“The battle over a beloved statue inside a shuttered Pilsen church came to a crescendo Wednesday as work crews removed the Michelangelo replica and police arrested five people protesting the project.
“The Archdiocese of Chicago and the St. Paul parish has wanted to remove the La Pietà statue from St. Adalbert’s Church, 1650 W. 17th St., for months, but protesters blocked the removal on multiple occasions. The church closed in 2019 as part of a consolidation but longtime parishioners have focused on preserving the statue amid their battle with the archdiocese, which wants to sell the land.
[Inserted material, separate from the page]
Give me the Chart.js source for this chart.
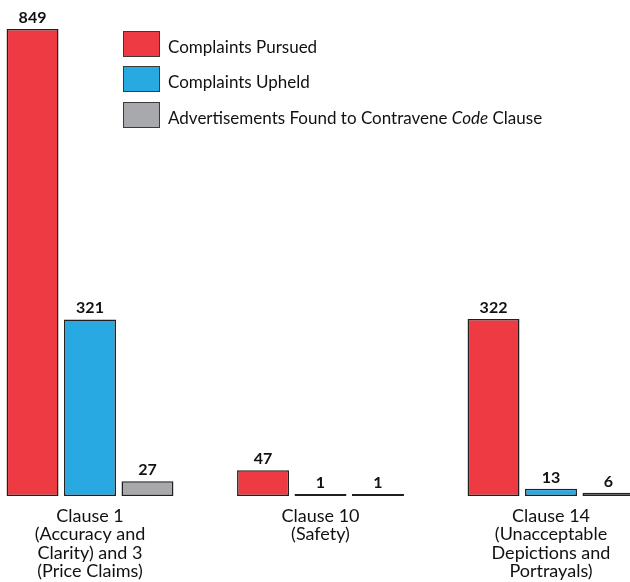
<!DOCTYPE html>
<html>
<head>
<meta charset="utf-8">
<script src="https://cdn.jsdelivr.net/npm/chart.js@4/dist/chart.umd.min.js"></script>
<style>
  html, body { margin: 0; padding: 0; background: #fff; }
  #wrap { position: relative; width: 630px; height: 582px; }
  #legend { position: absolute; left: 123px; top: 30px; font-family: Lato, sans-serif; font-size: 17px; color: #111; }
  .item { display: flex; align-items: center; height: 27px; margin-bottom: 8.5px; }
  .item span { padding-top: 5px; }
  .swatch { width: 35px; height: 24px; border: 1.5px solid #3a3a3a; margin-right: 8px; }
</style>
</head>
<body>
<div id="wrap">
  <canvas id="chart" width="630" height="582"></canvas>
  <div id="legend"></div>
</div>
<script>
// Clauses of the Code, each label split over several lines
const categories = [
  ['Clause 1', '(Accuracy and', 'Clarity) and 3', '(Price Claims)'],
  ['Clause 10', '(Safety)'],
  ['Clause 14', '(Unacceptable', 'Depictions and', 'Portrayals)']
];
const seriesNames = [
  'Complaints Pursued',
  'Complaints Upheld',
  'Advertisements Found to Contravene Code Clause'
];
const complaintsPursued = [849, 47, 322];
const complaintsUpheld = [321, 1, 13];
const adsContravening = [27, 1, 6];
const seriesColors = ['#ee3a42', '#29a9e1', '#a7a9ac'];

// Value labels drawn above each bar
const valueLabels = {
  id: 'valueLabels',
  afterDatasetsDraw(chart) {
    const ctx = chart.ctx;
    ctx.save();
    ctx.font = 'bold 16px Lato, sans-serif';
    ctx.fillStyle = '#111';
    ctx.textAlign = 'center';
    ctx.textBaseline = 'alphabetic';
    chart.data.datasets.forEach((ds, di) => {
      chart.getDatasetMeta(di).data.forEach((bar, i) => {
        ctx.fillText(String(ds.data[i]), bar.x, bar.y - 6);
      });
    });
    ctx.restore();
  }
};

const barStyle = {
  borderColor: '#231f20',
  borderWidth: 1.5,
  borderSkipped: false,
  categoryPercentage: 0.748,
  barPercentage: 0.904,
  minBarLength: 2,
  clip: false
};

const chart = new Chart(document.getElementById('chart'), {
  type: 'bar',
  data: {
    labels: categories,
    datasets: [
      Object.assign({ label: seriesNames[0], data: complaintsPursued, backgroundColor: seriesColors[0] }, barStyle),
      Object.assign({ label: seriesNames[1], data: complaintsUpheld, backgroundColor: seriesColors[1] }, barStyle),
      Object.assign({ label: seriesNames[2], data: adsContravening, backgroundColor: seriesColors[2] }, barStyle)
    ]
  },
  options: {
    responsive: false,
    animation: false,
    layout: { padding: { left: 90, right: 79, top: 1, bottom: 0 } },
    scales: {
      x: {
        offset: false,
        grid: { display: false, drawTicks: false },
        border: { display: false },
        ticks: {
          color: '#111',
          font: { family: 'Lato, sans-serif', size: 18, lineHeight: 1.02 },
          padding: 11,
          maxRotation: 0,
          autoSkip: false
        },
        afterFit(scale) { scale.height = 86; }
      },
      y: { display: false, min: 0, max: 900 }
    },
    plugins: {
      legend: { display: false },
      tooltip: { enabled: false }
    }
  },
  plugins: [valueLabels]
});

// Legend built from the dataset names and colours
const legendEl = document.getElementById('legend');
seriesNames.forEach((name, i) => {
  const item = document.createElement('div');
  item.className = 'item';
  const sw = document.createElement('div');
  sw.className = 'swatch';
  sw.style.background = seriesColors[i];
  const txt = document.createElement('span');
  txt.innerHTML = name.replace('Code', '<em>Code</em>');
  item.appendChild(sw);
  item.appendChild(txt);
  legendEl.appendChild(item);
});
</script>
</body>
</html>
“On Tuesday morning, crews successfully removed the statue, which depicts the Virgin Mary holding the dead body of Jesus, through a hole in one of the closed church’s walls that was created for the removal. It was loaded onto a flatbed and brought to its new home at St. Paul’s Catholic Church, 2127 W. 22nd Place.
“A small group of protesters were arrested Tuesday after trying to block the truck carrying the statue outside St. Adalbert’s, a police spokesperson said. Charges were pending.
“Beginning in September, residents rotated shifts to watch over the statue, camping outside to block it from being removed. The transfer of the statue raised concerns among parishioners about whether the archdiocese will properly seal the hole once the statue is removed and if it will accelerate the demolition of the parish.
“Workers previously tried to move the statue in October, but were again thwarted by protesters.
“Anina Jakubowski, a former St. Adalbert’s parishioner and student, said she got a text from friends early Tuesday letting her know workers were finally taking the statue. She raced to Pilsen from her home in Downers Grove to be there as the statue was removed, she said.
“‘Oh no, the thing that we dreaded — it’s happening,'” Jakubowski said raced through her mind.
“Ald. Byron Sigcho-Lopez (25th) has worked to downzone the church site for years in an effort to force any developer to engage with Pilsen neighbors and St. Adalbert’s former parishioners.
“Sigcho-Lopez’s ordinance passed the zoning committee in May, despite a representative from the archdiocese at the time saying it would likely sue the city if it passed. It was set to go before the next City Council meeting, but allies of the mayor blocked the vote. (Savedra and Boyle, Block Club Chicago, 11/29/22)
St. Adalbert Church was a Chicago 7 Most Endangered Buildings for several years, and was designed by architect, Henry Schlacks. As the building is orange-rated and city officials have promised that it would become a Chicago Landmark. The building was deconsecrated and closed three years ago by the Archdiocese of Chicago.
Preservation Chicago encourages the City of Chicago to initiate landmark proceedings for St. Adalbert before the Commission on Chicago Landmarks. If the church and rectory were to be brought into Preliminary Landmark Recommendation, it could remain in a long-term Tolling Agreement, to give the Archdiocese, the City and other stakeholders the opportunity to continue with robust conversations.
This would offer all of the protections of a true Chicago Landmark Designation, and also prohibit the removal of art glass. Tragically, all the art glass was recently removed without a permit from the orange-rated All Saints-St. Anthony Church in Bridgeport, another closed church by Henry Schlacks. St. Anthony’s sanctuary was devastated by contractors working for the Archdiocese prior to transferring the property to a private developer.
In the past that this idea of a Tolling Agreement worked for St. Gelasius/St. Clara, now known as The Shrine of Christ the King, as well as the New York Life Building, now the Kimpton Hotel Gray at LaSalle and Monroe Streets. That designation of St. Gelasius, which the Archdiocese opposed, led to Cardinal George inviting another religious order from Wisconsin to move to Chicago and establish this as their national headquarters, known as the Institute of Christ the King, within the St. Gelasius/St. Clara Church building and complex. So, the Chicago Landmark Designation was a wonderful planning tool, which led to excellent outcomes.